TASK TO CARRY OUT: Skip any picture you find and retype all the remaining lines exactly.

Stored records
-- -- --
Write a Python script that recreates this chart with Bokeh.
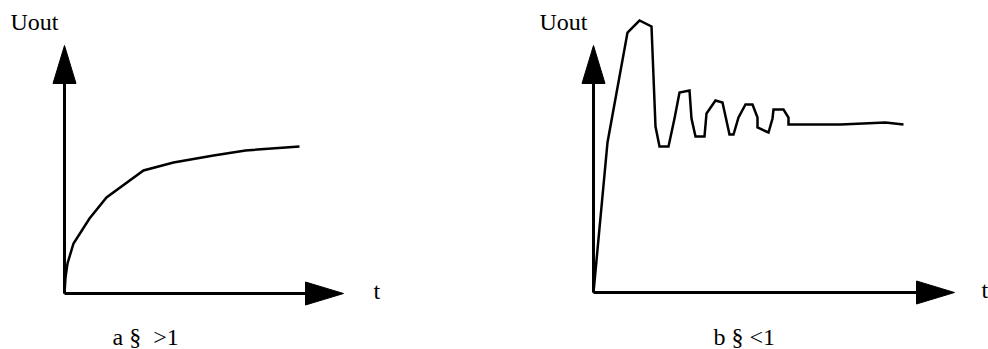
from bokeh.plotting import figure
from bokeh.layouts import row
from bokeh.models import Range1d
from bokeh.core.properties import value
from bokeh.embed import file_html
from bokeh.resources import INLINE

# ---- data (arbitrary units) ----
t_a = [0, 1, 3, 9, 25, 42, 79, 109, 149, 181, 235]
u_a = [0, 16, 30, 50, 75, 96, 123, 131, 138, 143, 147]

t_b = [0, 14, 34, 46, 58, 62, 66, 75, 81, 86, 96, 98, 102, 111, 113, 122, 129,
       136, 140, 145, 152, 159, 164, 164, 175, 179, 180, 190, 195, 195, 247, 292, 310]
u_b = [0, 150, 260, 272, 266, 166, 146, 146, 174, 200, 202, 174, 156, 156, 179, 192, 190,
       158, 158, 175, 188, 188, 175, 165, 160, 174, 183, 183, 175, 168, 168, 170, 168]

y_label = "Uout"
x_label = "t"
caption_a = "a\u00a0\u00a7\u00a0\u00a0>1"
caption_b = "b\u00a0\u00a7\u00a0<1"

FONT = "Liberation Serif"
FS = "24px"
H = 349
HEAD_L = 38
HEAD_W = 11.5
DY = 8  # compensation for the renderer's baseline placement


def make_panel(width, x0, y0, t, u, x_tip, y_tip, cap, cap_x, cap_y, tx, ylab_x):
    p = figure(width=width, height=H, output_backend="svg", toolbar_location=None,
               x_range=Range1d(-x0, width - x0), y_range=Range1d(-(H - y0), y0),
               min_border=0, min_border_left=0, min_border_right=0,
               min_border_top=0, min_border_bottom=0)
    p.axis.visible = False
    p.grid.visible = False
    p.outline_line_color = None
    p.background_fill_color = "white"
    p.border_fill_color = "white"

    # axes shafts
    p.line([0, 0], [0, y_tip - HEAD_L], line_color="black", line_width=3)
    p.line([0, x_tip - HEAD_L], [0, 0], line_color="black", line_width=3)
    # arrow heads
    p.patch([-HEAD_W, HEAD_W, 0], [y_tip - HEAD_L, y_tip - HEAD_L, y_tip],
            fill_color="black", line_color="black", line_width=1)
    p.patch([x_tip - HEAD_L, x_tip - HEAD_L, x_tip], [-HEAD_W, HEAD_W, 0],
            fill_color="black", line_color="black", line_width=1)

    # curve
    p.line(t, u, line_color="black", line_width=2.5, line_join="miter")

    # texts
    p.text(x=[ylab_x, tx, cap_x], y=[y_tip + 16 + DY, -5 + DY, cap_y + DY],
           text=[y_label, x_label, cap],
           text_font=value(FONT), text_font_size=FS, text_color="black",
           text_baseline="alphabetic", text_align="left")
    return p


p1 = make_panel(490, 64, 293, t_a, u_a, 279, 248, caption_a, 48, -51, 309, -54)
p2 = make_panel(498, 103, 292, t_b, u_b, 361, 247, caption_b, 120, -52, 388, -54)

layout = row(p1, p2, spacing=0)
open("out.html", "w").write(file_html(layout, INLINE))
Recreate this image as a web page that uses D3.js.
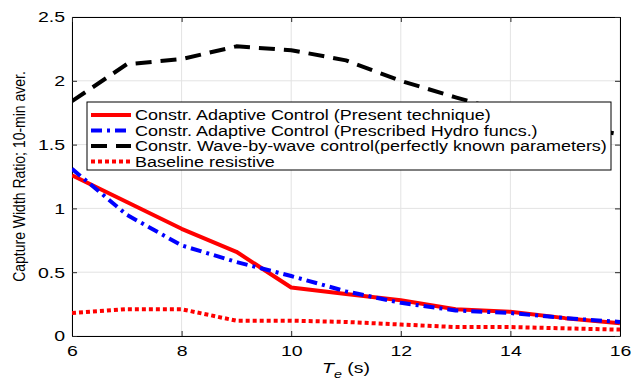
-- -- --
EXERCISE RESULT:
Write a Python script that recreates this chart with Bokeh.
from bokeh.plotting import figure
from bokeh.layouts import row
from bokeh.models import Range1d
from bokeh.core.properties import value
from bokeh.embed import file_html
from bokeh.resources import INLINE

# ---- data (arbitrary units) ----
t_a = [0, 1, 3, 9, 25, 42, 79, 109, 149, 181, 235]
u_a = [0, 16, 30, 50, 75, 96, 123, 131, 138, 143, 147]

t_b = [0, 14, 34, 46, 58, 62, 66, 75, 81, 86, 96, 98, 102, 111, 113, 122, 129,
       136, 140, 145, 152, 159, 164, 164, 175, 179, 180, 190, 195, 195, 247, 292, 310]
u_b = [0, 150, 260, 272, 266, 166, 146, 146, 174, 200, 202, 174, 156, 156, 179, 192, 190,
       158, 158, 175, 188, 188, 175, 165, 160, 174, 183, 183, 175, 168, 168, 170, 168]

y_label = "Uout"
x_label = "t"
caption_a = "a\u00a0\u00a7\u00a0\u00a0>1"
caption_b = "b\u00a0\u00a7\u00a0<1"

FONT = "Liberation Serif"
FS = "24px"
H = 349
HEAD_L = 38
HEAD_W = 11.5
DY = 8  # compensation for the renderer's baseline placement


def make_panel(width, x0, y0, t, u, x_tip, y_tip, cap, cap_x, cap_y, tx, ylab_x):
    p = figure(width=width, height=H, output_backend="svg", toolbar_location=None,
               x_range=Range1d(-x0, width - x0), y_range=Range1d(-(H - y0), y0),
               min_border=0, min_border_left=0, min_border_right=0,
               min_border_top=0, min_border_bottom=0)
    p.axis.visible = False
    p.grid.visible = False
    p.outline_line_color = None
    p.background_fill_color = "white"
    p.border_fill_color = "white"

    # axes shafts
    p.line([0, 0], [0, y_tip - HEAD_L], line_color="black", line_width=3)
    p.line([0, x_tip - HEAD_L], [0, 0], line_color="black", line_width=3)
    # arrow heads
    p.patch([-HEAD_W, HEAD_W, 0], [y_tip - HEAD_L, y_tip - HEAD_L, y_tip],
            fill_color="black", line_color="black", line_width=1)
    p.patch([x_tip - HEAD_L, x_tip - HEAD_L, x_tip], [-HEAD_W, HEAD_W, 0],
            fill_color="black", line_color="black", line_width=1)

    # curve
    p.line(t, u, line_color="black", line_width=2.5, line_join="miter")

    # texts
    p.text(x=[ylab_x, tx, cap_x], y=[y_tip + 16 + DY, -5 + DY, cap_y + DY],
           text=[y_label, x_label, cap],
           text_font=value(FONT), text_font_size=FS, text_color="black",
           text_baseline="alphabetic", text_align="left")
    return p


p1 = make_panel(490, 64, 293, t_a, u_a, 279, 248, caption_a, 48, -51, 309, -54)
p2 = make_panel(498, 103, 292, t_b, u_b, 361, 247, caption_b, 120, -52, 388, -54)

layout = row(p1, p2, spacing=0)
open("out.html", "w").write(file_html(layout, INLINE))
Recreate this image as a web page that uses D3.js.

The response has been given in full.